Tuesday, 12 August 2008

Special Offer!











(Hey, boys and girls! Click the cartoon above and see how big it gets!)

If you've been dying to get this image on a T-shirt and simultaneously help out a worthy cause, here is your chance! A cool new company who gives the profits from this shirt to Woodstock Farm Animal Sanctuary, and is ludicrously concerned with ethical manufacturing is offering it NOW. Yes, you read that correctly, N-O-W.

http://www.eco-gear.ca/eco-gear-shop/EcoWear-AlienRescue-GT01.html


Here's how they describe their thing:
"Incredible ecogear makes the most earthfriendly tee shirt in the world.
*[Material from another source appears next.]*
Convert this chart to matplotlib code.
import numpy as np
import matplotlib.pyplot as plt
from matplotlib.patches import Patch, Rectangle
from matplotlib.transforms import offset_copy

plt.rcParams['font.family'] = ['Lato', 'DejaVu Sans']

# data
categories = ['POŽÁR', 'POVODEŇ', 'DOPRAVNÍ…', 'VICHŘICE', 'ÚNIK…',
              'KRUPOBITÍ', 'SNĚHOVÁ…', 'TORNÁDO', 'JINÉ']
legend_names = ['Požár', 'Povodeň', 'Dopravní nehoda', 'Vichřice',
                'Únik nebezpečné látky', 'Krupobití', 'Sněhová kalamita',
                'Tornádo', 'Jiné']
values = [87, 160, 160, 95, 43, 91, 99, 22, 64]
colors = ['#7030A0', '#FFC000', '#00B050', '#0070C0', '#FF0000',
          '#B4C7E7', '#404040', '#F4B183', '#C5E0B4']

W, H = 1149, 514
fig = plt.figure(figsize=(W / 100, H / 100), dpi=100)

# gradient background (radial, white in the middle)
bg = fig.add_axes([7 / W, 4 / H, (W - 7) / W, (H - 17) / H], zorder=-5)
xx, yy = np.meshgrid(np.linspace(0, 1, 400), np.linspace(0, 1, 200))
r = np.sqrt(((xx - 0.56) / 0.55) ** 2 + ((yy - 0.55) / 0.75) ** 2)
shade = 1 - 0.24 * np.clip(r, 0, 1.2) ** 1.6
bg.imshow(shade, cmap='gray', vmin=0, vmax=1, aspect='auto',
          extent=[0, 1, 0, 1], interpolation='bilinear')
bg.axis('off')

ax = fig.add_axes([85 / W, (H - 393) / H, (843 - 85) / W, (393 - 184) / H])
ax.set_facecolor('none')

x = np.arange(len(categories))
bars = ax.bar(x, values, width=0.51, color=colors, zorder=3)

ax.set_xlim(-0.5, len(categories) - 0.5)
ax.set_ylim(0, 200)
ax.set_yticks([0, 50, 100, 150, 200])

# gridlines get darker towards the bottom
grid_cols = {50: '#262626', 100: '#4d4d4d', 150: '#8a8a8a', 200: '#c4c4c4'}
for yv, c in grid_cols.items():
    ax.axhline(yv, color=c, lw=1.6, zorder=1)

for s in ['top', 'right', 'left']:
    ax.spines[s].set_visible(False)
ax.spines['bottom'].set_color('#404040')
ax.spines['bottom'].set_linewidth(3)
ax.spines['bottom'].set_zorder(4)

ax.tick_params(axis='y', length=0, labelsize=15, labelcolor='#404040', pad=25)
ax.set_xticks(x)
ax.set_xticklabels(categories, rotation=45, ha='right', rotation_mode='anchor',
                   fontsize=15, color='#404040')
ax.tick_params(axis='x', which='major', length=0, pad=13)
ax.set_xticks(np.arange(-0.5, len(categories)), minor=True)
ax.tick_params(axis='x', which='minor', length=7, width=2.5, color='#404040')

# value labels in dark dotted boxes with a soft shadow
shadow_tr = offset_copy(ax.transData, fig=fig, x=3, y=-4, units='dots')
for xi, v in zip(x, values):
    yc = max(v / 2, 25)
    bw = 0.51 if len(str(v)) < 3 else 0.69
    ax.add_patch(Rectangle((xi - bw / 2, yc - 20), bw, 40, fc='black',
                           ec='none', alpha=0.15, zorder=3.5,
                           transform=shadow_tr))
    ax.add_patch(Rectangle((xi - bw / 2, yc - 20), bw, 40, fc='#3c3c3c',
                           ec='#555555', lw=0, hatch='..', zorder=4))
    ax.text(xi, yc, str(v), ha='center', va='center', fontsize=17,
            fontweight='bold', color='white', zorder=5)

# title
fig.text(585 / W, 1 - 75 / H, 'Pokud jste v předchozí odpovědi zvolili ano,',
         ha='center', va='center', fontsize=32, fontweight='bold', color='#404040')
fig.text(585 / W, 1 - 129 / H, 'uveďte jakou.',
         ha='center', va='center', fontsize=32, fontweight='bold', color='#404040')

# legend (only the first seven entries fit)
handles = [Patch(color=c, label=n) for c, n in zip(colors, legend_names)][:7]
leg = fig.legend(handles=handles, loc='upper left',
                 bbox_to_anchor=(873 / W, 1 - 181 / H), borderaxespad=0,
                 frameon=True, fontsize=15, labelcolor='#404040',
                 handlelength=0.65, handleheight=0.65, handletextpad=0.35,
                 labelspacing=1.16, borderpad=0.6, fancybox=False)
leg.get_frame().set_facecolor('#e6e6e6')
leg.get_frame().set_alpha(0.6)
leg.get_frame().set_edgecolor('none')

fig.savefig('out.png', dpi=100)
Made from 100% recycled fibres, the ecogear tee uses only organic inks or water based inks free of PVCs and pthalates.

In keeping with their corporate mantra of planet, people and animals, incredible ecogear is the first apparel brand to work directly with non profits and environmental groups by dedicating special tees to nominated groups."

Do it! You need the good karma.

Chalk Art

Today's Bizarro cartoon is brought to you by the Lascaux, France Chamber of Commerce.
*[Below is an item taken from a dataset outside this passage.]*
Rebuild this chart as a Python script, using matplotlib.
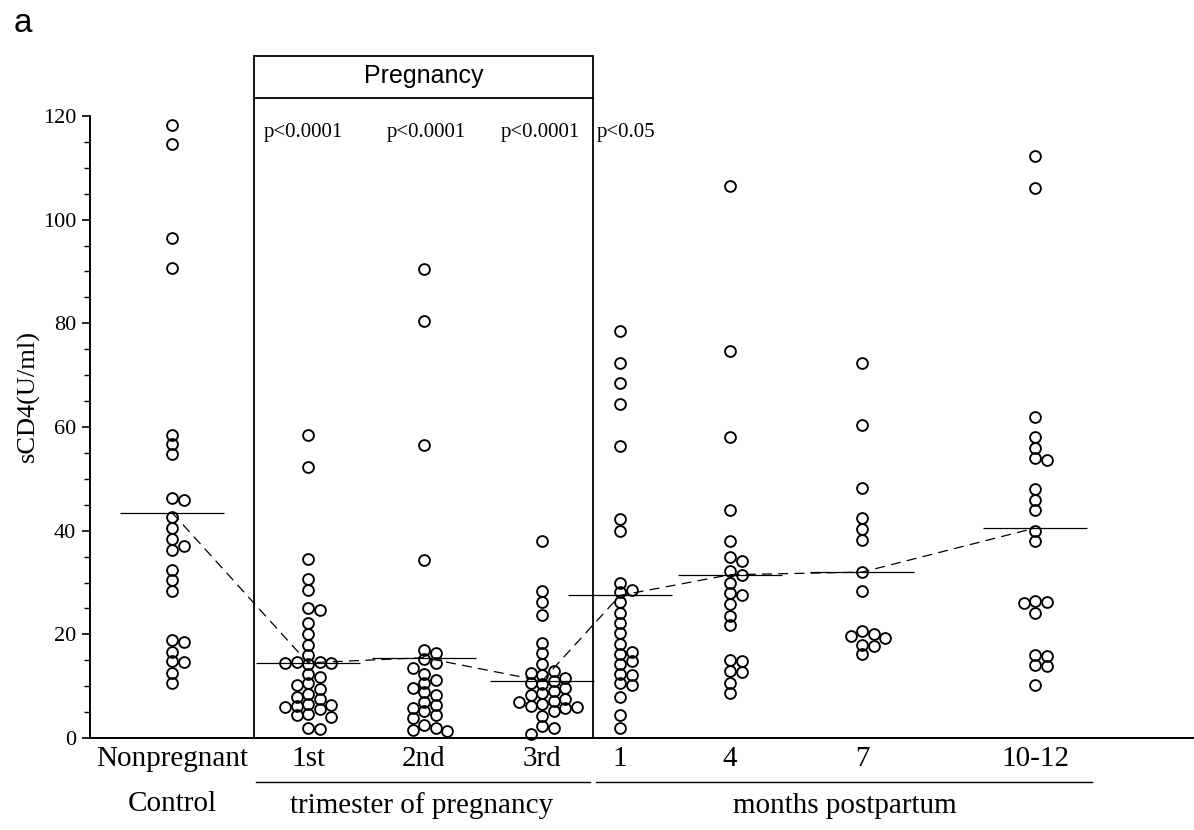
import matplotlib
matplotlib.use("Agg")
import matplotlib.pyplot as plt
import matplotlib.ticker as ticker
from matplotlib.patches import Rectangle
import numpy as np

SERIF = "Liberation Serif"
SANS = "Liberation Sans"

# sCD4 (U/ml) per subject, one list per sampling time
nonpregnant = [118.3, 114.6, 96.5, 90.6, 58.5, 56.8, 54.8, 46.3, 46.0, 42.6,
               40.5, 38.4, 37.0, 36.3, 32.4, 30.4, 28.4, 19.0, 18.6, 16.6,
               14.8, 14.6, 12.6, 10.6]
trimester_1 = [58.4, 52.3, 34.6, 30.6, 28.6, 25.0, 24.6, 22.2, 20.0, 18.0,
               16.0, 14.6, 14.6, 14.5, 14.4, 14.3, 12.4, 11.8, 10.6, 10.2,
               9.4, 8.4, 8.0, 7.6, 6.6, 6.4, 6.2, 6.0, 5.5, 4.6, 4.4, 4.0,
               2.0, 1.8]
trimester_2 = [90.4, 80.4, 56.6, 34.4, 17.0, 16.4, 15.2, 14.4, 13.6, 12.4,
               11.2, 10.6, 9.6, 8.8, 8.2, 7.0, 6.4, 5.8, 5.2, 4.4, 3.8, 2.6,
               2.0, 1.6, 1.4]
trimester_3 = [38.0, 28.4, 26.2, 23.8, 18.4, 16.4, 14.2, 13.0, 12.6, 12.2,
               11.6, 11.0, 10.6, 10.4, 9.6, 9.0, 8.6, 8.2, 7.6, 7.2, 7.0, 6.6,
               6.2, 6.0, 5.8, 5.2, 4.2, 2.4, 2.0, 0.8]
postpartum_1 = [78.6, 72.4, 68.4, 64.4, 56.4, 42.2, 40.0, 30.0, 28.6, 28.2,
                26.2, 24.2, 22.2, 20.2, 18.2, 16.6, 16.2, 14.8, 14.2, 12.4,
                12.2, 10.6, 10.2, 8.0, 4.4, 2.0]
postpartum_4 = [106.4, 74.6, 58.0, 44.0, 38.0, 35.0, 34.2, 32.2, 31.4, 30.0,
                28.0, 27.6, 25.8, 23.6, 21.8, 15.0, 14.8, 13.0, 12.8, 10.6, 8.6]
postpartum_7 = [72.3, 60.3, 48.3, 42.4, 40.3, 38.2, 32.0, 28.3, 20.6, 20.0,
                19.6, 19.3, 18.0, 17.7, 16.2]
postpartum_10 = [112.2, 106.2, 62.0, 58.0, 56.0, 54.0, 53.6, 48.0, 46.0, 44.0,
                 40.0, 38.0, 26.4, 26.2, 26.0, 24.2, 16.0, 15.8, 14.0, 13.8, 10.2]

series = [nonpregnant, trimester_1, trimester_2, trimester_3,
          postpartum_1, postpartum_4, postpartum_7, postpartum_10]
medians = [43.5, 14.5, 15.5, 11.0, 27.5, 31.5, 32.0, 40.5]
group_labels = ["Nonpregnant", "1st", "2nd", "3rd", "1", "4", "7", "10-12"]
p_labels = ["p<0.0001", "p<0.0001", "p<0.0001", "p<0.05"]

# layout (x data units are figure pixels)
W, H = 1194, 830
GROUP_X = [172, 308, 424, 542, 620, 730, 862, 1035]
Y0_PX, Y120_PX = 738, 116
PX_PER_UNIT = (Y0_PX - Y120_PX) / 120.0
BOX_X = (254, 593)


def px_to_val(ypx):
    return (Y0_PX - ypx) / PX_PER_UNIT


def px_to_axfrac(ypx):
    return (Y0_PX - ypx) / (Y0_PX - Y120_PX)


def swarm_offsets(values, min_dist=8.6, step=11.5):
    # place points top-down; shift sideways only when circles would collide
    placed = []
    offsets = np.zeros(len(values))
    order = np.argsort(-np.asarray(values), kind="stable")
    for i in order:
        y = values[i] * PX_PER_UNIT
        k = 0
        while True:
            cand = 0.0 if k == 0 else ((k + 1) // 2) * step * (1 if k % 2 else -1)
            if all(np.hypot(cand - px, y - py) >= min_dist for px, py in placed):
                break
            k += 1
        placed.append((cand, y))
        offsets[i] = cand
    return offsets


fig = plt.figure(figsize=(W / 100, H / 100), dpi=100)
ax = fig.add_axes([90 / W, (H - Y0_PX) / H, 1 - 90 / W, (Y0_PX - Y120_PX) / H])

for gx, vals in zip(GROUP_X, series):
    xs = gx + swarm_offsets(vals)
    ax.plot(xs, vals, 'o', mfc='none', mec='black', ms=7.8, mew=1.35,
            clip_on=False, zorder=3)

gx = np.array(GROUP_X, dtype=float)
ax.hlines(medians, gx - 52, gx + 52, color='black', lw=0.9, zorder=2)
ax.plot(gx, medians, color='black', lw=0.9, ls=(0, (8, 5)), zorder=2)

ax.set_xlim(90, W)
ax.set_ylim(0, 120)
ax.set_xticks([])
ax.set_yticks(range(0, 121, 20))
ax.yaxis.set_minor_locator(ticker.MultipleLocator(5))
ax.tick_params(axis='y', which='major', direction='out', length=6, width=1.2,
               labelsize=16, pad=4)
ax.tick_params(axis='y', which='minor', direction='out', length=4, width=1.0)
for lab in ax.get_yticklabels():
    lab.set_family(SERIF)
for side in ('top', 'right'):
    ax.spines[side].set_visible(False)
ax.spines['left'].set_linewidth(1.4)
ax.spines['bottom'].set_linewidth(1.4)

ax.set_ylabel('sCD4(U/ml)', fontsize=19, family=SERIF)
ax.yaxis.set_label_coords((40 - 90) / (W - 90), 0.55)

# pregnancy box with header
box_top = px_to_val(56)
head_line = px_to_val(98)
ax.add_patch(Rectangle((BOX_X[0], 0), BOX_X[1] - BOX_X[0], box_top, fill=False,
                       lw=1.3, ec='black', clip_on=False, zorder=4))
ax.plot(BOX_X, [head_line, head_line], color='black', lw=1.3, clip_on=False)
ax.text(sum(BOX_X) / 2, px_to_val(76), 'Pregnancy', family=SANS, fontsize=18,
        ha='center', va='center', clip_on=False)

p_x = [303, 426, 540]
p_y = px_to_val(133)
for x, lab in zip(p_x, p_labels[:3]):
    ax.text(x, p_y, lab, family=SERIF, fontsize=15, ha='center', va='center')
ax.text(BOX_X[1] + 4, p_y, p_labels[3], family=SERIF, fontsize=15,
        ha='left', va='center')

# category labels below the axis
trans = ax.get_xaxis_transform()
for x, lab in zip(GROUP_X, group_labels):
    ax.text(x, px_to_axfrac(759), lab, transform=trans, family=SERIF,
            fontsize=21, ha='center', va='center', clip_on=False)
ax.text(GROUP_X[0], px_to_axfrac(804), 'Control', transform=trans,
        family=SERIF, fontsize=21, ha='center', va='center', clip_on=False)

row_y = px_to_axfrac(782)
ax.plot([256, 590], [row_y, row_y], transform=trans, color='black', lw=1.0,
        clip_on=False)
ax.plot([596, 1092], [row_y, row_y], transform=trans, color='black', lw=1.0,
        clip_on=False)
ax.text(422, px_to_axfrac(806), 'trimester of pregnancy', transform=trans,
        family=SERIF, fontsize=21, ha='center', va='center', clip_on=False)
ax.text(845, px_to_axfrac(806), 'months postpartum', transform=trans,
        family=SERIF, fontsize=21, ha='center', va='center', clip_on=False)

fig.text(14 / W, 1 - 24 / H, 'a', family=SANS, fontsize=24, va='center')

fig.savefig('out.png', dpi=100, facecolor='white')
Perhaps not one of my best comics ever, but it was done during a time a couple months ago when I was having a lot of personal problems and my head was a mess, so I think it's perfectly acceptable. I mentioned this "rough patch" on a few earlier blogs and a lot of you wrote to me with support, which was very appreciated. The worst thing about being a cartoonist (and I fully admit there are not many bad things about this job and I feel quadruply blessed to be making a living at it) is trying to come up with material when you're suffering. Whether you've got double-barreled flu, your dog just died, or your wife ran off with a transvestite, sitting down to be funny on days like that is like a cold water enema.
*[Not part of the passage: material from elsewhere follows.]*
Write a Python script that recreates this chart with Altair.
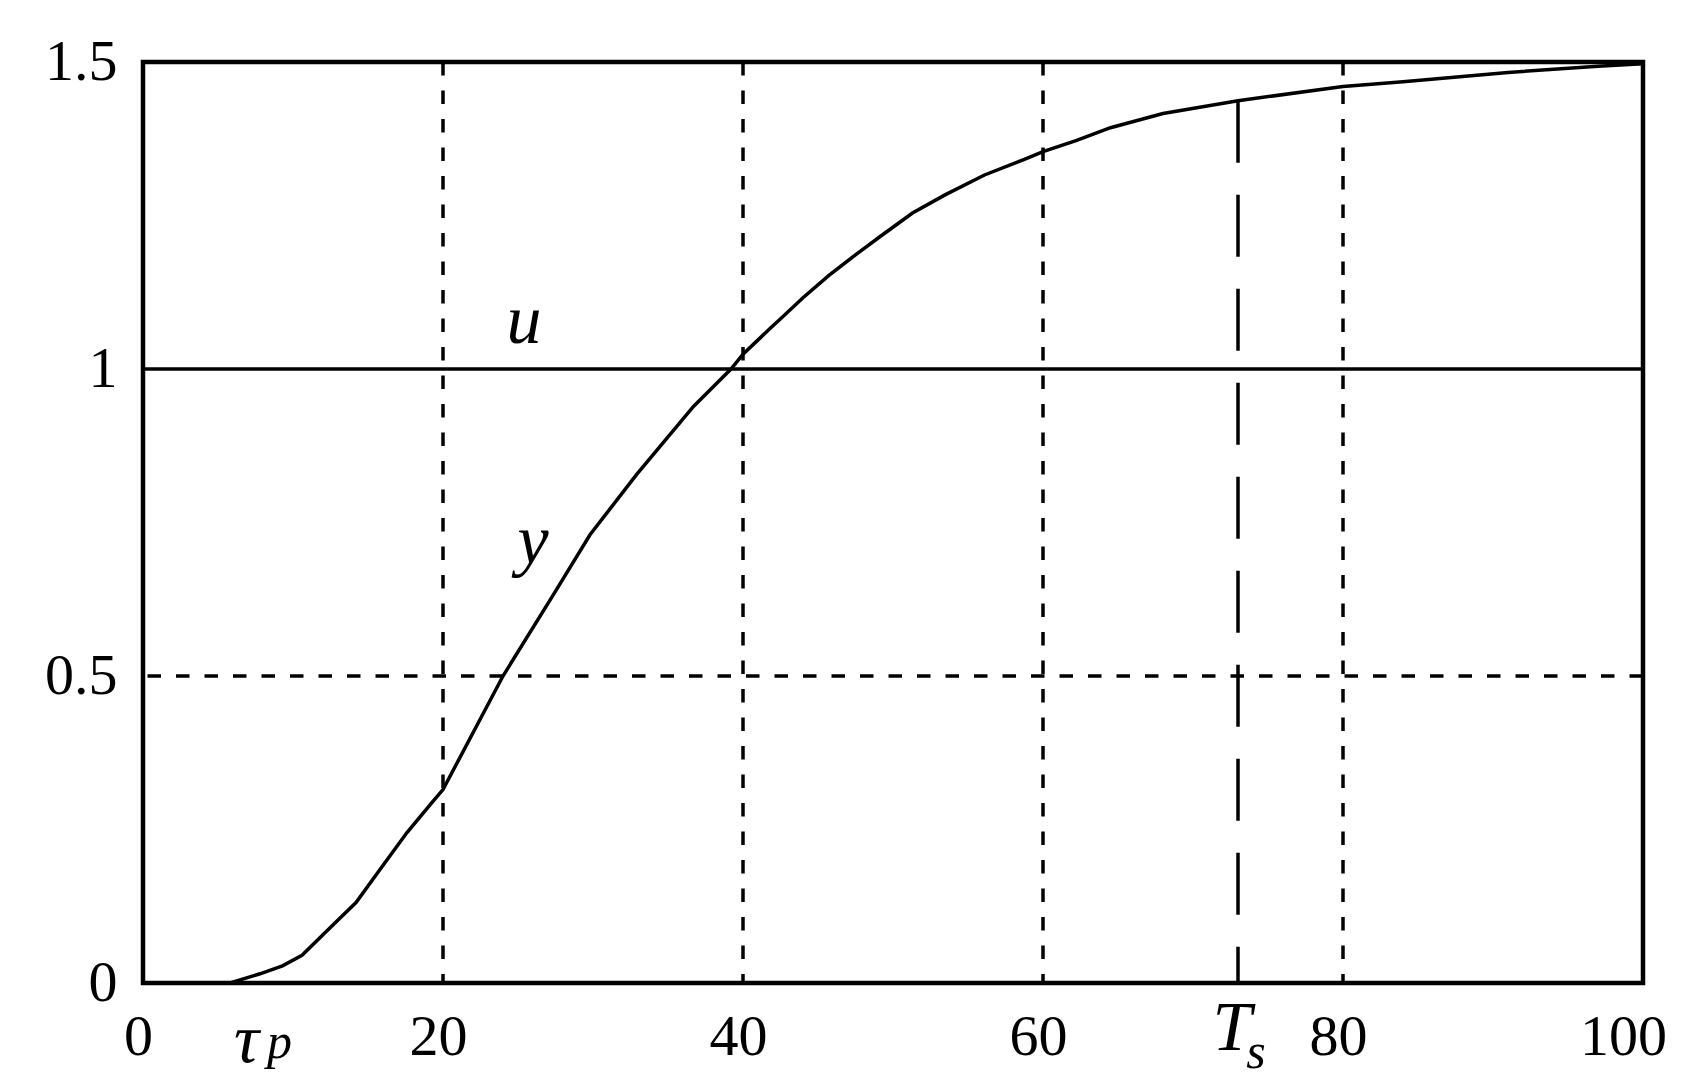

But back to the subject at hand, I'm a fan of cave paintings. They are among the earliest examples of the human compulsion to create. Though they are primitive by definition, they are, in my opinion, among the most sophisticated efforts at animal renderings ever created. The creators of these works understood so much more about their ecosystem than you or I could ever hope to. They were up to their eyeballs in it, it crawled into their beds at night, it lived in their hair. Knowledge of the flora and fauna they lived among was a matter of life or death.

And we have Animal Planet.

If future archaeologists find only one piece of art that I have drawn about my life, I hope it's the bottle of scotch and cigar that I drew with chalk on the sidewalk in front of my building. Some loves last forever.